-- Start of Material provided --

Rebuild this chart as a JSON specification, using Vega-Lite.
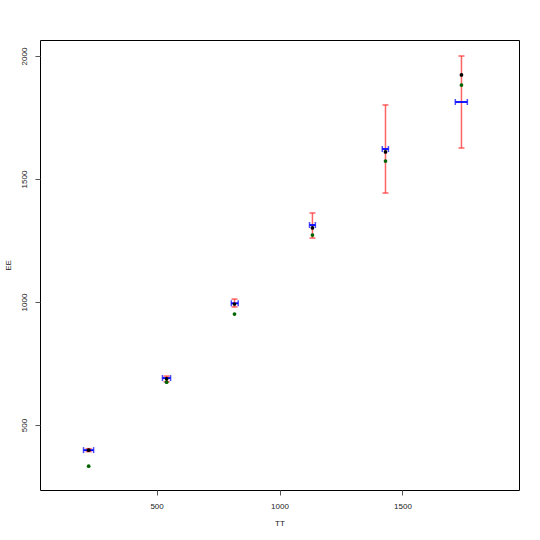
{
  "$schema": "https://vega.github.io/schema/vega-lite/v6.json",
  "autosize": {"type": "none"},
  "width": 479,
  "height": 450,
  "padding": {"left": 40, "top": 40, "right": 21, "bottom": 50},
  "background": "white",
  "config": {
    "view": {"stroke": "#000000", "strokeWidth": 1},
    "font": "Liberation Sans",
    "axis": {
      "domain": false,
      "grid": false,
      "tickColor": "#555555",
      "tickSize": 5,
      "format": "d",
      "labelFont": "Liberation Sans",
      "labelFontSize": 8,
      "labelColor": "#222222",
      "titleFont": "Liberation Sans",
      "titleFontSize": 8,
      "titleFontWeight": "normal",
      "titleColor": "#222222"
    }
  },
  "data": {
    "values": [
      {"TT": 224, "EE": 398, "EEg": 333, "rlo": 392, "rhi": 404, "by": 398, "blo": 203, "bhi": 244},
      {"TT": 541, "EE": 688, "EEg": 674, "rlo": 676, "rhi": 699, "by": 691, "blo": 524, "bhi": 557},
      {"TT": 817, "EE": 992, "EEg": 951, "rlo": 980, "rhi": 1012, "by": 995, "blo": 804, "bhi": 832},
      {"TT": 1134, "EE": 1301, "EEg": 1272, "rlo": 1260, "rhi": 1362, "by": 1313, "blo": 1122, "bhi": 1146},
      {"TT": 1431, "EE": 1610, "EEg": 1573, "rlo": 1443, "rhi": 1801, "by": 1622, "blo": 1418, "bhi": 1443},
      {"TT": 1740, "EE": 1923, "EEg": 1882, "rlo": 1626, "rhi": 2000, "by": 1813, "blo": 1715, "bhi": 1764}
    ]
  },
  "layer": [
    {
      "mark": {"type": "rule", "color": "#ff3030", "strokeWidth": 1.5, "opacity": 0.75},
      "encoding": {
        "x": {"field": "TT", "type": "quantitative", "scale": {"domain": [26, 1974], "nice": false, "zero": false}, "axis": {"values": [500, 1000, 1500], "format": "d", "title": "TT", "labelPadding": 7, "titlePadding": 9}},
        "y": {"field": "rlo", "type": "quantitative", "scale": {"domain": [236, 2065], "nice": false, "zero": false}, "axis": {"values": [500, 1000, 1500, 2000], "format": "d", "title": "EE", "labelAngle": 270, "labelAlign": "center", "labelBaseline": "bottom", "labelPadding": 7, "titlePadding": 8}},
        "y2": {"field": "rhi"}
      }
    },
    {
      "mark": {"type": "tick", "orient": "horizontal", "color": "#ff3030", "size": 6, "thickness": 1.5, "opacity": 0.75},
      "encoding": {
        "x": {"field": "TT", "type": "quantitative"},
        "y": {"field": "rlo", "type": "quantitative"}
      }
    },
    {
      "mark": {"type": "tick", "orient": "horizontal", "color": "#ff3030", "size": 6, "thickness": 1.5, "opacity": 0.75},
      "encoding": {
        "x": {"field": "TT", "type": "quantitative"},
        "y": {"field": "rhi", "type": "quantitative"}
      }
    },
    {
      "mark": {"type": "rule", "color": "#0000ff", "strokeWidth": 1.8},
      "encoding": {
        "x": {"field": "blo", "type": "quantitative"},
        "x2": {"field": "bhi"},
        "y": {"field": "by", "type": "quantitative"}
      }
    },
    {
      "mark": {"type": "tick", "orient": "vertical", "color": "#0000ff", "size": 6, "thickness": 1.5},
      "encoding": {
        "x": {"field": "blo", "type": "quantitative"},
        "y": {"field": "by", "type": "quantitative"}
      }
    },
    {
      "mark": {"type": "tick", "orient": "vertical", "color": "#0000ff", "size": 6, "thickness": 1.5},
      "encoding": {
        "x": {"field": "bhi", "type": "quantitative"},
        "y": {"field": "by", "type": "quantitative"}
      }
    },
    {
      "mark": {"type": "point", "filled": true, "shape": "circle", "color": "#006400", "size": 14, "opacity": 1},
      "encoding": {
        "x": {"field": "TT", "type": "quantitative"},
        "y": {"field": "EEg", "type": "quantitative"}
      }
    },
    {
      "mark": {"type": "point", "filled": true, "shape": "circle", "color": "#000000", "size": 14, "opacity": 1},
      "encoding": {
        "x": {"field": "TT", "type": "quantitative"},
        "y": {"field": "EE", "type": "quantitative"}
      }
    }
  ]
}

-- End of Material provided --

## What the task asks:
Without the pictures, write out all of the material exactly.

## Final result:
Rebuild this chart as a JSON specification, using Vega-Lite.
{
  "$schema": "https://vega.github.io/schema/vega-lite/v6.json",
  "autosize": {"type": "none"},
  "width": 479,
  "height": 450,
  "padding": {"left": 40, "top": 40, "right": 21, "bottom": 50},
  "background": "white",
  "config": {
    "view": {"stroke": "#000000", "strokeWidth": 1},
    "font": "Liberation Sans",
    "axis": {
      "domain": false,
      "grid": false,
      "tickColor": "#555555",
      "tickSize": 5,
      "format": "d",
      "labelFont": "Liberation Sans",
      "labelFontSize": 8,
      "labelColor": "#222222",
      "titleFont": "Liberation Sans",
      "titleFontSize": 8,
      "titleFontWeight": "normal",
      "titleColor": "#222222"
    }
  },
  "data": {
    "values": [
      {"TT": 224, "EE": 398, "EEg": 333, "rlo": 392, "rhi": 404, "by": 398, "blo": 203, "bhi": 244},
      {"TT": 541, "EE": 688, "EEg": 674, "rlo": 676, "rhi": 699, "by": 691, "blo": 524, "bhi": 557},
      {"TT": 817, "EE": 992, "EEg": 951, "rlo": 980, "rhi": 1012, "by": 995, "blo": 804, "bhi": 832},
      {"TT": 1134, "EE": 1301, "EEg": 1272, "rlo": 1260, "rhi": 1362, "by": 1313, "blo": 1122, "bhi": 1146},
      {"TT": 1431, "EE": 1610, "EEg": 1573, "rlo": 1443, "rhi": 1801, "by": 1622, "blo": 1418, "bhi": 1443},
      {"TT": 1740, "EE": 1923, "EEg": 1882, "rlo": 1626, "rhi": 2000, "by": 1813, "blo": 1715, "bhi": 1764}
    ]
  },
  "layer": [
    {
      "mark": {"type": "rule", "color": "#ff3030", "strokeWidth": 1.5, "opacity": 0.75},
      "encoding": {
        "x": {"field": "TT", "type": "quantitative", "scale": {"domain": [26, 1974], "nice": false, "zero": false}, "axis": {"values": [500, 1000, 1500], "format": "d", "title": "TT", "labelPadding": 7, "titlePadding": 9}},
        "y": {"field": "rlo", "type": "quantitative", "scale": {"domain": [236, 2065], "nice": false, "zero": false}, "axis": {"values": [500, 1000, 1500, 2000], "format": "d", "title": "EE", "labelAngle": 270, "labelAlign": "center", "labelBaseline": "bottom", "labelPadding": 7, "titlePadding": 8}},
        "y2": {"field": "rhi"}
      }
    },
    {
      "mark": {"type": "tick", "orient": "horizontal", "color": "#ff3030", "size": 6, "thickness": 1.5, "opacity": 0.75},
      "encoding": {
        "x": {"field": "TT", "type": "quantitative"},
        "y": {"field": "rlo", "type": "quantitative"}
      }
    },
    {
      "mark": {"type": "tick", "orient": "horizontal", "color": "#ff3030", "size": 6, "thickness": 1.5, "opacity": 0.75},
      "encoding": {
        "x": {"field": "TT", "type": "quantitative"},
        "y": {"field": "rhi", "type": "quantitative"}
      }
    },
    {
      "mark": {"type": "rule", "color": "#0000ff", "strokeWidth": 1.8},
      "encoding": {
        "x": {"field": "blo", "type": "quantitative"},
        "x2": {"field": "bhi"},
        "y": {"field": "by", "type": "quantitative"}
      }
    },
    {
      "mark": {"type": "tick", "orient": "vertical", "color": "#0000ff", "size": 6, "thickness": 1.5},
      "encoding": {
        "x": {"field": "blo", "type": "quantitative"},
        "y": {"field": "by", "type": "quantitative"}
      }
    },
    {
      "mark": {"type": "tick", "orient": "vertical", "color": "#0000ff", "size": 6, "thickness": 1.5},
      "encoding": {
        "x": {"field": "bhi", "type": "quantitative"},
        "y": {"field": "by", "type": "quantitative"}
      }
    },
    {
      "mark": {"type": "point", "filled": true, "shape": "circle", "color": "#006400", "size": 14, "opacity": 1},
      "encoding": {
        "x": {"field": "TT", "type": "quantitative"},
        "y": {"field": "EEg", "type": "quantitative"}
      }
    },
    {
      "mark": {"type": "point", "filled": true, "shape": "circle", "color": "#000000", "size": 14, "opacity": 1},
      "encoding": {
        "x": {"field": "TT", "type": "quantitative"},
        "y": {"field": "EE", "type": "quantitative"}
      }
    }
  ]
}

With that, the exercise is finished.